**Given information**

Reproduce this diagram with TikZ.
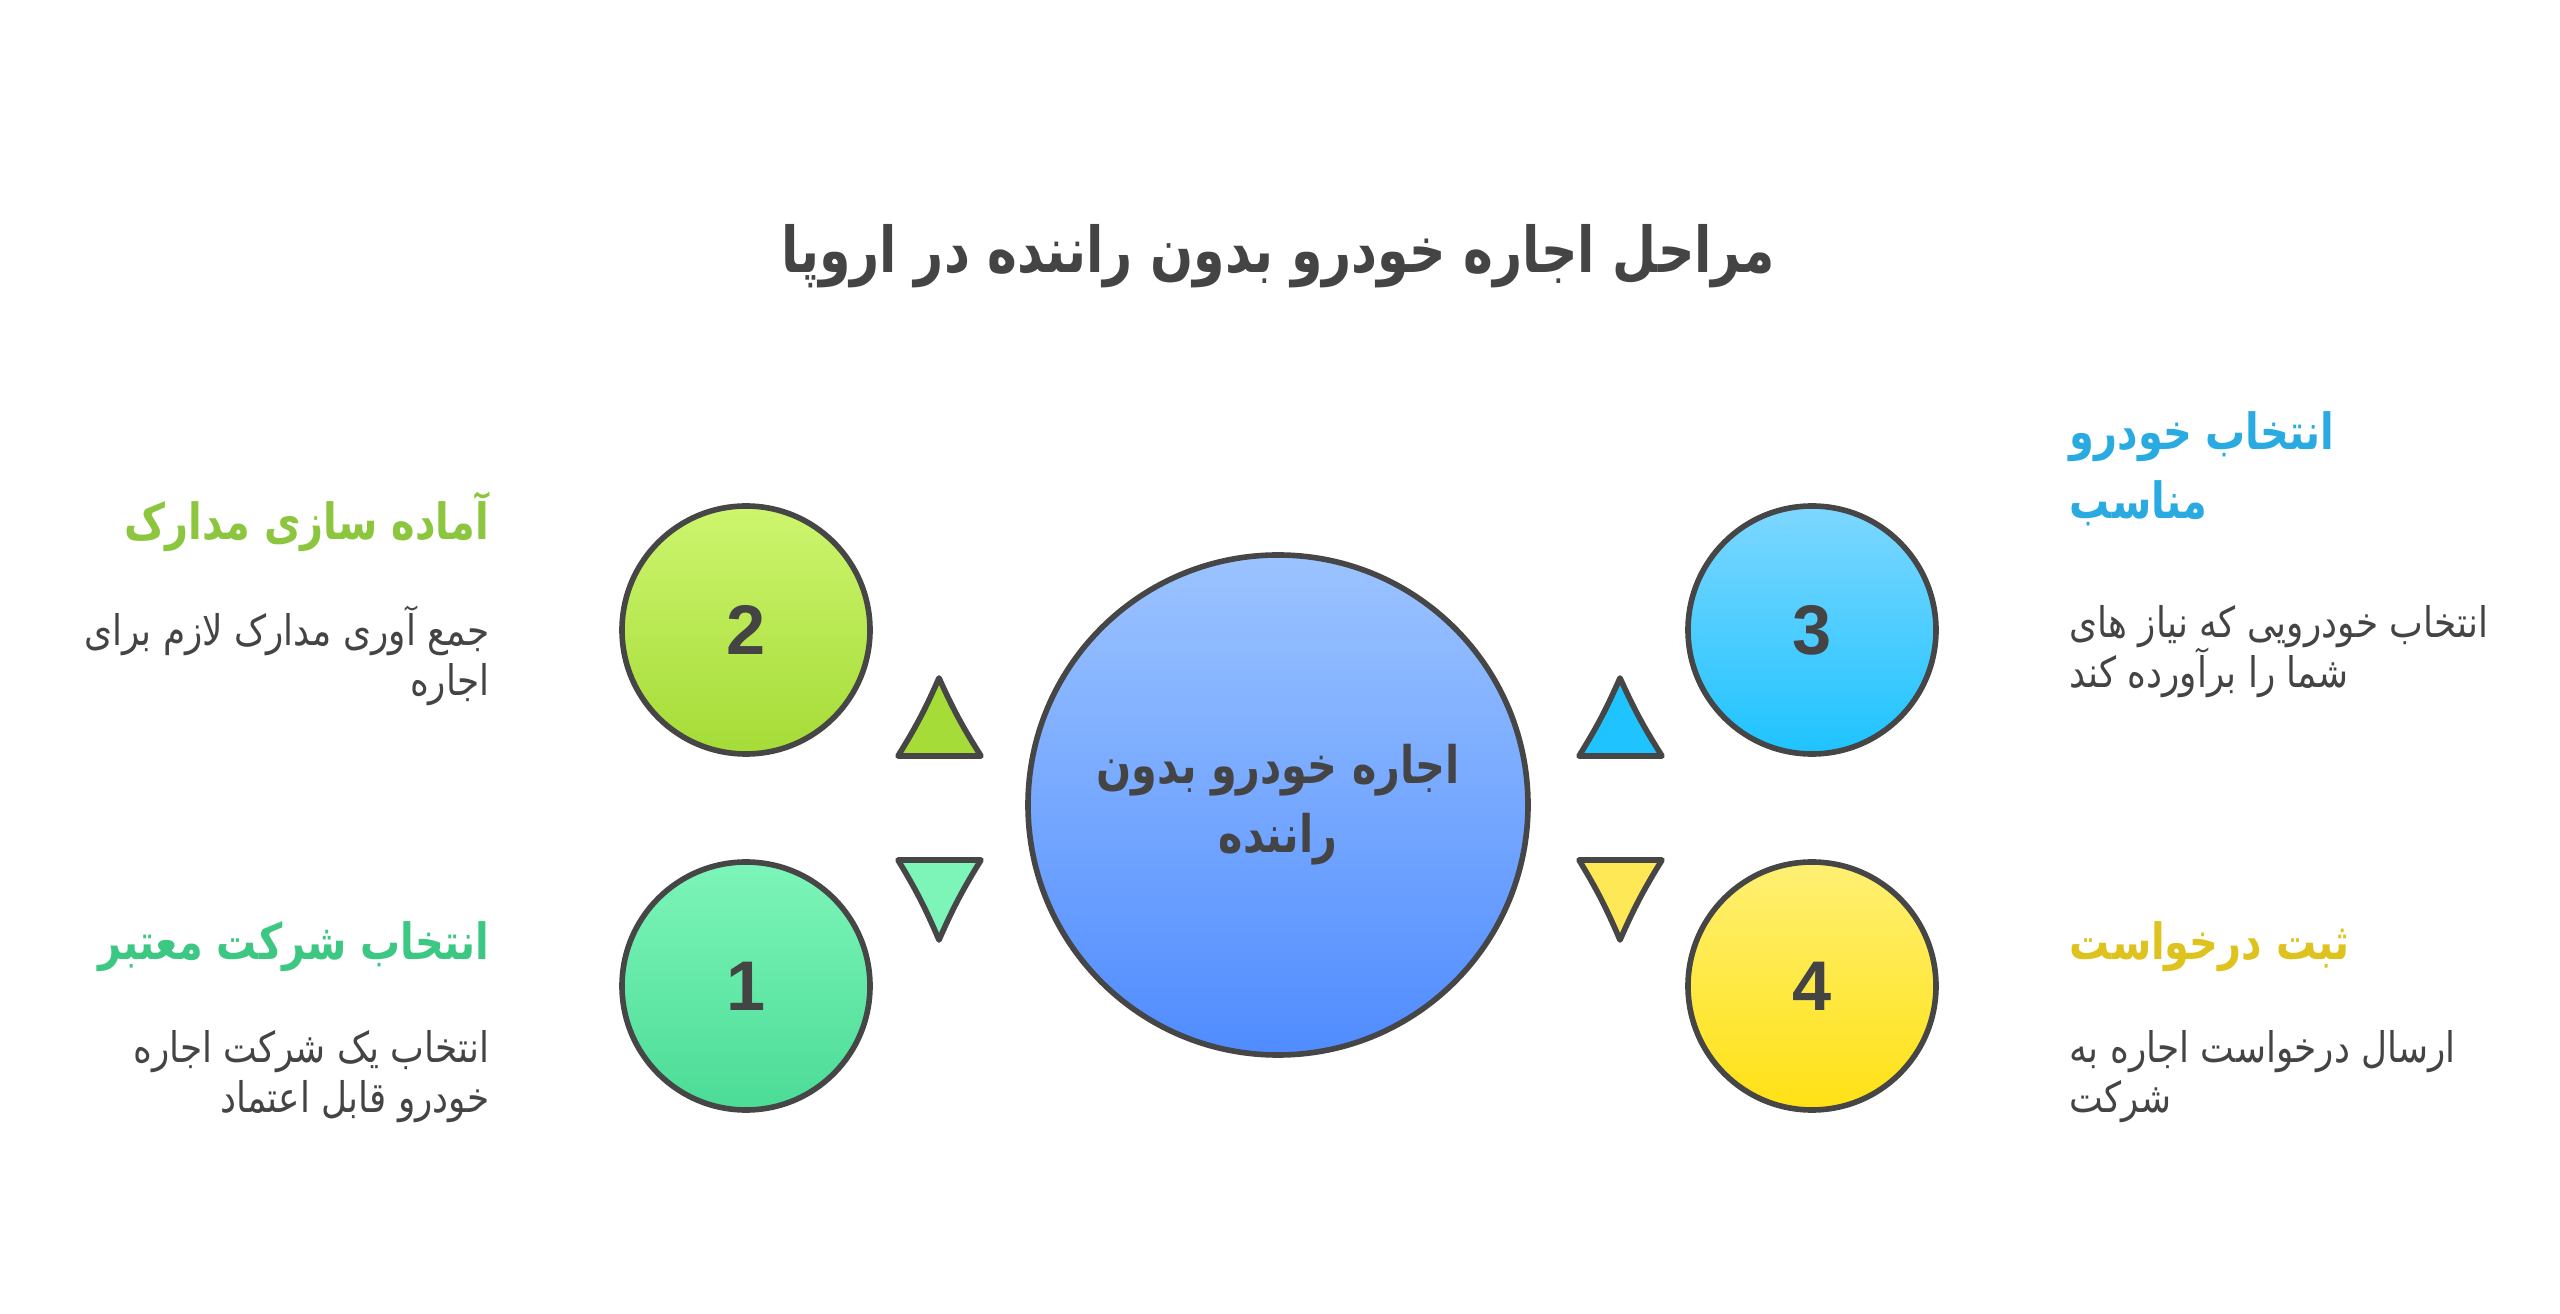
\documentclass[tikz,border=0pt]{standalone}
\usepackage{fontspec}
\usepackage{xcolor}
\setmainfont{Liberation Sans}
\newfontfamily\arabicfont[Script=Arabic, FakeStretch=0.85]{DejaVu Sans}
\newfontfamily\arabicbold[Script=Arabic, FakeStretch=0.8]{DejaVu Sans Bold}
\TeXXeTstate=1
\usetikzlibrary{positioning}
\definecolor{textgray}{RGB}{68,68,68}
\definecolor{edgegray}{RGB}{70,70,70}
\definecolor{headgreen}{RGB}{140,198,63}
\definecolor{headmint}{RGB}{60,200,130}
\definecolor{headblue}{RGB}{41,171,226}
\definecolor{headyellow}{RGB}{222,195,30}
\definecolor{limetop}{RGB}{205,245,110}
\definecolor{limebot}{RGB}{165,220,55}
\definecolor{minttop}{RGB}{125,245,185}
\definecolor{mintbot}{RGB}{75,220,150}
\definecolor{skytop}{RGB}{125,215,255}
\definecolor{skybot}{RGB}{30,195,255}
\definecolor{suntop}{RGB}{255,240,115}
\definecolor{sunbot}{RGB}{255,225,20}
\definecolor{hubtop}{RGB}{155,195,255}
\definecolor{hubbot}{RGB}{80,140,255}
\begin{document}
\begin{tikzpicture}[
  stepcircle/.style={circle, draw=edgegray, line width=1.6pt, inner sep=0pt,
    minimum size=2.48cm, text=textgray, font=\fontsize{20}{24}\selectfont\bfseries},
  headtext/.style={inner sep=0pt, font=\arabicbold\fontsize{14.2}{19.6}\selectfont},
  bodytext/.style={inner sep=0pt, text=textgray, font=\arabicfont\fontsize{12}{14.2}\selectfont},
  tri/.style={draw=edgegray, line width=1.6pt, line join=round}
]
\useasboundingbox (0,0) rectangle (25.6,13.13);

% Title
\node[text=textgray, font=\arabicbold\fontsize{18}{22}\selectfont] (title) at (12.78,10.57)
  {\beginR مراحل اجاره خودرو بدون راننده در اروپا\endR};

% Central circle
\node[circle, draw=edgegray, line width=1.6pt, minimum size=5cm, top color=hubtop, bottom color=hubbot,
  text=textgray, align=center, font=\arabicbold\fontsize{14.7}{19.6}\selectfont] (hub) at (12.78,5.08)
  {\beginR اجاره خودرو بدون\endR\\\beginR راننده\endR};

% Step circles
\node[stepcircle, top color=limetop, bottom color=limebot] (two) at (7.46,6.83) {2};
\node[stepcircle, top color=minttop, bottom color=mintbot] (one) at (7.46,3.27) {1};
\node[stepcircle, top color=skytop, bottom color=skybot] (three) at (18.12,6.83) {3};
\node[stepcircle, top color=suntop, bottom color=sunbot] (four) at (18.12,3.27) {4};

% Triangles
\draw[tri, fill=limebot] (8.98,5.57) to[bend right=4] (9.39,6.35) to[bend right=4] (9.81,5.57) -- cycle;
\draw[tri, fill=minttop] (8.98,4.53) to[bend left=4] (9.39,3.73) to[bend left=4] (9.81,4.53) -- cycle;
\draw[tri, fill=skybot] (15.79,5.57) to[bend right=4] (16.20,6.35) to[bend right=4] (16.62,5.57) -- cycle;
\draw[tri, fill={rgb,255:red,255;green,232;blue,85}] (15.79,4.53) to[bend left=4] (16.20,3.73) to[bend left=4] (16.62,4.53) -- cycle;

% Left texts
\node[headtext, text=headgreen, anchor=east] (twohead) at (4.90,7.91)
  {\beginR آماده سازی مدارک\endR};
\node[bodytext, align=right, anchor=north east] (twobody) at (4.90,7.08)
  {\beginR جمع آوری مدارک لازم برای\endR\\\beginR اجاره\endR};
\node[headtext, text=headmint, anchor=east] (onehead) at (4.90,3.66)
  {\beginR انتخاب شرکت معتبر\endR};
\node[bodytext, align=right, anchor=north east] (onebody) at (4.90,2.83)
  {\beginR انتخاب یک شرکت اجاره\endR\\\beginR خودرو قابل اعتماد\endR};

% Right texts
\node[headtext, text=headblue, align=left, anchor=north west] (threehead) at (20.69,9.02)
  {\beginR انتخاب خودرو\endR\\\beginR مناسب\endR};
\node[bodytext, align=left, anchor=north west] (threebody) at (20.69,7.08)
  {\beginR انتخاب خودرویی که نیاز های\endR\\\beginR شما را برآورده کند\endR};
\node[headtext, text=headyellow, anchor=west] (fourhead) at (20.69,3.66)
  {\beginR ثبت درخواست\endR};
\node[bodytext, align=left, anchor=north west] (fourbody) at (20.69,2.83)
  {\beginR ارسال درخواست اجاره به\endR\\\beginR شرکت\endR};
\end{tikzpicture}
\end{document}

**Your goal**
Copy out all the data exactly; skip the pictures.

**Solution**
Reproduce this diagram with TikZ.
\documentclass[tikz,border=0pt]{standalone}
\usepackage{fontspec}
\usepackage{xcolor}
\setmainfont{Liberation Sans}
\newfontfamily\arabicfont[Script=Arabic, FakeStretch=0.85]{DejaVu Sans}
\newfontfamily\arabicbold[Script=Arabic, FakeStretch=0.8]{DejaVu Sans Bold}
\TeXXeTstate=1
\usetikzlibrary{positioning}
\definecolor{textgray}{RGB}{68,68,68}
\definecolor{edgegray}{RGB}{70,70,70}
\definecolor{headgreen}{RGB}{140,198,63}
\definecolor{headmint}{RGB}{60,200,130}
\definecolor{headblue}{RGB}{41,171,226}
\definecolor{headyellow}{RGB}{222,195,30}
\definecolor{limetop}{RGB}{205,245,110}
\definecolor{limebot}{RGB}{165,220,55}
\definecolor{minttop}{RGB}{125,245,185}
\definecolor{mintbot}{RGB}{75,220,150}
\definecolor{skytop}{RGB}{125,215,255}
\definecolor{skybot}{RGB}{30,195,255}
\definecolor{suntop}{RGB}{255,240,115}
\definecolor{sunbot}{RGB}{255,225,20}
\definecolor{hubtop}{RGB}{155,195,255}
\definecolor{hubbot}{RGB}{80,140,255}
\begin{document}
\begin{tikzpicture}[
  stepcircle/.style={circle, draw=edgegray, line width=1.6pt, inner sep=0pt,
    minimum size=2.48cm, text=textgray, font=\fontsize{20}{24}\selectfont\bfseries},
  headtext/.style={inner sep=0pt, font=\arabicbold\fontsize{14.2}{19.6}\selectfont},
  bodytext/.style={inner sep=0pt, text=textgray, font=\arabicfont\fontsize{12}{14.2}\selectfont},
  tri/.style={draw=edgegray, line width=1.6pt, line join=round}
]
\useasboundingbox (0,0) rectangle (25.6,13.13);

% Title
\node[text=textgray, font=\arabicbold\fontsize{18}{22}\selectfont] (title) at (12.78,10.57)
  {\beginR مراحل اجاره خودرو بدون راننده در اروپا\endR};

% Central circle
\node[circle, draw=edgegray, line width=1.6pt, minimum size=5cm, top color=hubtop, bottom color=hubbot,
  text=textgray, align=center, font=\arabicbold\fontsize{14.7}{19.6}\selectfont] (hub) at (12.78,5.08)
  {\beginR اجاره خودرو بدون\endR\\\beginR راننده\endR};

% Step circles
\node[stepcircle, top color=limetop, bottom color=limebot] (two) at (7.46,6.83) {2};
\node[stepcircle, top color=minttop, bottom color=mintbot] (one) at (7.46,3.27) {1};
\node[stepcircle, top color=skytop, bottom color=skybot] (three) at (18.12,6.83) {3};
\node[stepcircle, top color=suntop, bottom color=sunbot] (four) at (18.12,3.27) {4};

% Triangles
\draw[tri, fill=limebot] (8.98,5.57) to[bend right=4] (9.39,6.35) to[bend right=4] (9.81,5.57) -- cycle;
\draw[tri, fill=minttop] (8.98,4.53) to[bend left=4] (9.39,3.73) to[bend left=4] (9.81,4.53) -- cycle;
\draw[tri, fill=skybot] (15.79,5.57) to[bend right=4] (16.20,6.35) to[bend right=4] (16.62,5.57) -- cycle;
\draw[tri, fill={rgb,255:red,255;green,232;blue,85}] (15.79,4.53) to[bend left=4] (16.20,3.73) to[bend left=4] (16.62,4.53) -- cycle;

% Left texts
\node[headtext, text=headgreen, anchor=east] (twohead) at (4.90,7.91)
  {\beginR آماده سازی مدارک\endR};
\node[bodytext, align=right, anchor=north east] (twobody) at (4.90,7.08)
  {\beginR جمع آوری مدارک لازم برای\endR\\\beginR اجاره\endR};
\node[headtext, text=headmint, anchor=east] (onehead) at (4.90,3.66)
  {\beginR انتخاب شرکت معتبر\endR};
\node[bodytext, align=right, anchor=north east] (onebody) at (4.90,2.83)
  {\beginR انتخاب یک شرکت اجاره\endR\\\beginR خودرو قابل اعتماد\endR};

% Right texts
\node[headtext, text=headblue, align=left, anchor=north west] (threehead) at (20.69,9.02)
  {\beginR انتخاب خودرو\endR\\\beginR مناسب\endR};
\node[bodytext, align=left, anchor=north west] (threebody) at (20.69,7.08)
  {\beginR انتخاب خودرویی که نیاز های\endR\\\beginR شما را برآورده کند\endR};
\node[headtext, text=headyellow, anchor=west] (fourhead) at (20.69,3.66)
  {\beginR ثبت درخواست\endR};
\node[bodytext, align=left, anchor=north west] (fourbody) at (20.69,2.83)
  {\beginR ارسال درخواست اجاره به\endR\\\beginR شرکت\endR};
\end{tikzpicture}
\end{document}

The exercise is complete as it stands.